Get on Fetlife and, if you can, be open about your interests to your friends and breezily blunt about it with any guy who expresses a sexual interest in you. ("You're a cute boy and, yeah, I would love to hookup with you. But I only hookup with boys who are into dominant women. Are you one of those boys?") Yes, some guys—but not all—will turn tail and run. And, yes, you'll probably get a reputation as a kinkster. But that's a good thing, ND, as you'll find yourself having to "spring it on" fewer guys, as your reputation begins to proceed you, and guys who are subs will come running.

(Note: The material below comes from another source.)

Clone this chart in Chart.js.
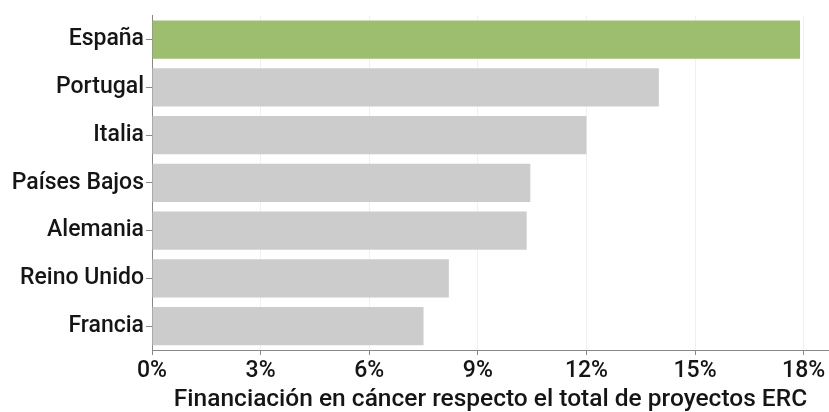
<!DOCTYPE html>
<html>
<head>
<meta charset="utf-8">
<script src="https://cdn.jsdelivr.net/npm/chart.js@4/dist/chart.umd.min.js"></script>
<style>
  html, body { margin: 0; padding: 0; background: #fff; }
  #wrap { width: 829px; height: 412px; }
</style>
</head>
<body>
<div id="wrap"><canvas id="chartFunding" width="829" height="412"></canvas></div>
<script>
// datos
const countries = ['España', 'Portugal', 'Italia', 'Países Bajos', 'Alemania', 'Reino Unido', 'Francia'];
const shareCancer = [17.9, 14.0, 12.0, 10.45, 10.35, 8.2, 7.5];
const barColors = ['#9dbd6f', '#cccccc', '#cccccc', '#cccccc', '#cccccc', '#cccccc', '#cccccc'];
const xTicks = [0, 3, 6, 9, 12, 15, 18];
const xTitle = 'Financiación en cáncer respecto el total de proyectos ERC';

Chart.defaults.font.family = 'Roboto';
Chart.defaults.color = '#151515';

let ctx = document.getElementById('chartFunding').getContext('2d');

let chart = new Chart(ctx, {
	type: 'bar',
	data: {
		labels: countries,
		datasets: [
			{
				data: shareCancer,
				backgroundColor: barColors,
				barPercentage: 0.8,
				categoryPercentage: 1.0,
			},
		],
	},
	options: {
		indexAxis: 'y',
		responsive: false,
		animation: false,
		layout: {
			padding: { top: 13, right: 0, left: 0, bottom: 0 },
		},
		plugins: {
			legend: { display: false },
			tooltip: { enabled: false },
		},
		scales: {
			x: {
				min: 0,
				max: 18.7,
				afterBuildTicks: function (axis) {
					axis.ticks = xTicks.map(function (v) { return { value: v }; });
				},
				afterFit: function (axis) {
					axis.height = 62;
				},
				ticks: {
					font: { size: 23, weight: '500' },
					padding: 2,
					callback: function (v) { return v + '%'; },
				},
				grid: {
					color: '#f0f0f0',
					tickColor: '#888',
					tickLength: 5,
				},
				border: { color: '#888' },
				title: {
					display: true,
					text: xTitle,
					font: { size: 24.5, weight: '500' },
					padding: { top: 0, bottom: -3 },
				},
			},
			y: {
				afterFit: function (axis) {
					axis.width = 152;
				},
				ticks: {
					font: { size: 23, weight: '500' },
					padding: 2,
				},
				grid: {
					offset: false,
					drawOnChartArea: false,
					tickColor: '#888',
					tickLength: 6,
				},
				border: { color: '#888' },
			},
		},
	},
});
</script>
</body>
</html>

Two other quick thoughts...

While there may be more straight/bi female subs than there are straight/bi male subs, someone is watching all that Femdom porn and lurking on Reddit's Femdom boards. And however rare-in-comparison male subs might be, female Doms are rarer still. They're much rarer than male Doms, ND, which is why "professional Dominant" is a career option for women but not for men.

And finally...

You say you "can't get aroused by the thought of being in a sexual scenario with a man if I'm not a Domme," but you don't mention ever having been with a man, sub or not. ("I've tried to having sex with men without a domination component and it just doesn't work!") That fact coupled with your way-off-the-mark estimates of the numbers of sub guys out there has me convinced that you've never actually been with a guy. Please remember: The kind of sex you need to fantasize and/or masturbate about when you're thinking of a certain kind of someone isn't always the kind of sex you need to have—or even the sex you enjoy—when you're actually having sex with that kind of someone. So once you actually get with some guys, ND, you may find that Femdom is great, that it's something you enjoy and identify with strongly, but that you're actually just as versatile with boys as you are with girls. Good luck.